Women in Utility Fleet: Holly Giffrow-Bos
In 2006, when Holly Giffrow-Bos applied for the open fleet position at East Central Energy in Braham, Minnesota, she wasn’t exactly sure what she was getting into.
“Automotive is what I knew, but I really didn’t know what fleet was all about because it’s a completely different animal than the retail automotive business,” she said.
Giffrow-Bos knew the automotive business because she worked in dealerships for nearly two decades. She started in the accounting department at a small Ford dealership in Cambridge, Minnesota, after graduating high school. About a year later, she moved to Northern California, where she took a job at another Ford dealership, starting at the service department appointment desk.
“And then I just became a sponge,” Giffrow-Bos said. By the time she left that company in 2004, after about 14 years, she had worked her way up to fixed operations manager for the company’s two dealerships.
Today, Giffrow-Bos is the fleet supervisor at East Central Energy, overseeing about 200 fleet assets and four technicians.
So, why did Giffrow-Bos get into fleet management after nearly two decades in the automotive business? What challenges has she overcome? And what advice does she have for other women considering a career in fleet?
UFP recently caught up with Giffrow-Bos to learn more about her story. Here is the edited version of our conversation.
UFP: After nearly two decades working at auto dealerships, what intrigued you about going into fleet?
Holly Giffrow-Bos: Honestly, I wanted to get out of the retail business. I wanted to be around equipment, cars and trucks just like I had been, but not in the retail atmosphere. And I wanted a new challenge. It really excited me to be around different types of equipment.
At the time, what interested you about a utility fleet versus being a fleet manager for another type of industry?
Good question. I think it was because I didn’t know enough about fleet. So, I didn’t know to compare different types of fleets versus utility fleets. But I did know that one of the things that enticed me to join East Central Energy was that it’s the local utility cooperative from my hometown. There were a lot of people I already knew working here. It was like coming back to a high school reunion. Besides that, it’s a cooperative that has a good reputation for treating all their employees very well. So, I was looking for that long-term stability.

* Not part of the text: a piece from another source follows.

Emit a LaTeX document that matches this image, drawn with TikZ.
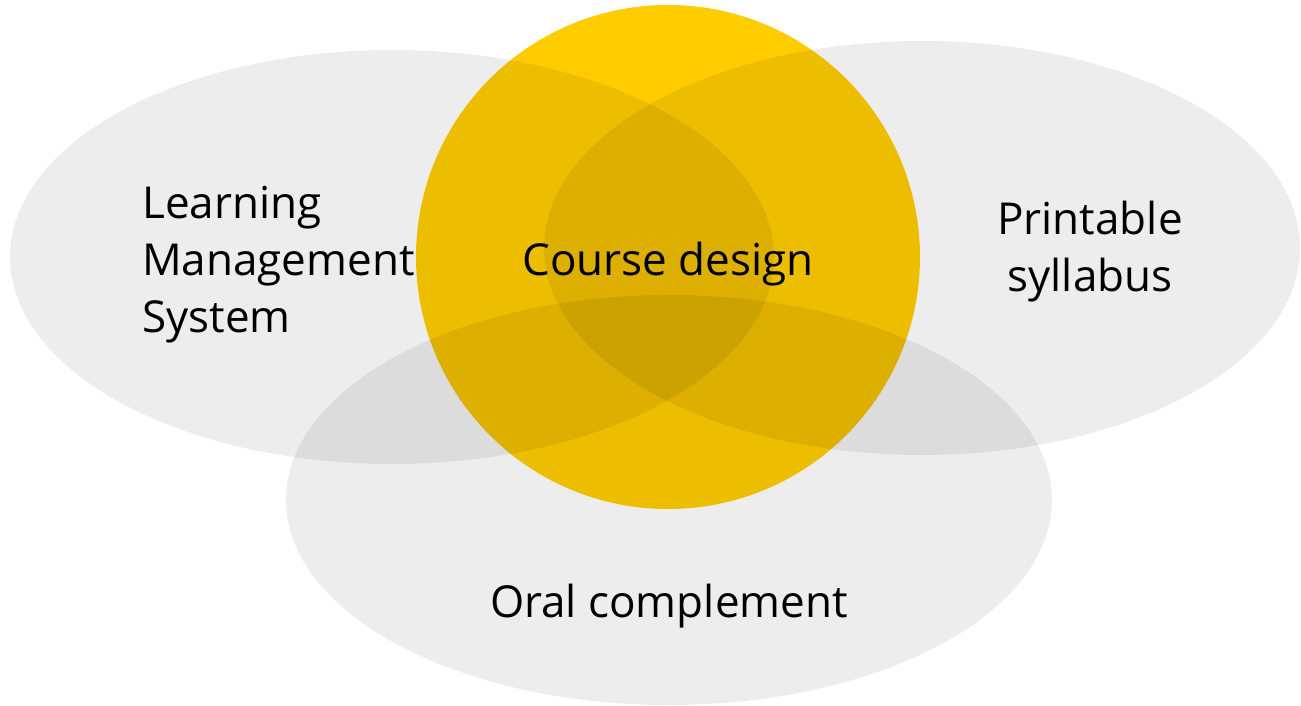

What aspects of your dealership operations experience helped you the most as a fleet manager?
Number one, regardless of whether you’re working for a fleet or a retail automotive store, you’re managing people. And that’s what I learned in the automotive retail business – and it’s what I enjoy most about my career in fleet. You’re in a position to influence people. You’re able to build a good, strong team because your dealership, your fleet, is only going to be as good as the team you build around you.
Another thing I learned at the dealership is managing the finances of the organization. I’m driven to be as effective as possible at watching our financial responsibilities for our membership because that’s really what it’s all about here [at East Central Energy]. In the fleet department, we’re not income as far as the cooperative goes; we’re an expense. So, we need to watch our dollars. And having been in operations in the retail business and knowing what I know about financial statements, I’m able to come in here and make sound financial decisions with fleet on behalf of our members.
The third thing is learning how to deal effectively with vendors. In a fleet environment, we have to deal with warranty repairs and work with vendors to help us get those repairs done. So, we have to work with dealerships a lot. Because of my dealership experience, I have been in their shoes. I think that helps me be a very good customer to them. And by being a good customer, you can be more successful for your fleet when you have those good relationships.
What types of challenges, if any, have you experienced as a woman in fleet?
I can probably think for a while and come up with more, but the main thing that it really boils down to is you don’t see women in this position very often. People tend to judge because you’re right there on the floor, managing this department, yet you never pick up a wrench.
So, there can be the expectation that if you’re going to oversee this department day to day, you better know how to take out an oil filter or check oil. Or, you should know what kind of oil a rear differential is going to take. You should know these things.
But that’s just the stereotype. When you look at it, that’s why you surround yourself with people who make you and the department look good because you put all those people in place.
Look at the CEO of a business or an owner of an automotive dealership. Generally, these people have not come from wrenching in a garage. They’ve come from different experiences in looking at the business side of things.
Some people think that a woman doesn’t have the capacity to know what it’s going to take to manage people on the floor when you don’t do the type of work they do. But I completely disagree. No, I can’t take out a transmission and bench test it or bench build it. When you’ve got a good relationship with your employees, they’re going to be honest with you and guide you to what you need to do that will be best for the employee, the member and your business.
What advice do you have for other women in fleet on how they can flourish in what is still a male-dominated industry?
If people don’t trust you or aren’t going to give you that respect, I say just take a deep breath and show them what you can do. And if you don’t know something, never act like you do. We don’t know everything. Just say, “I don’t know,” but make sure that you’re going to find out and follow through on things. And, most importantly, build yourself a good team.
You’re going to get kicked down. You’re going to get questioned. But prove yourself, and most people will end up having such great respect for you.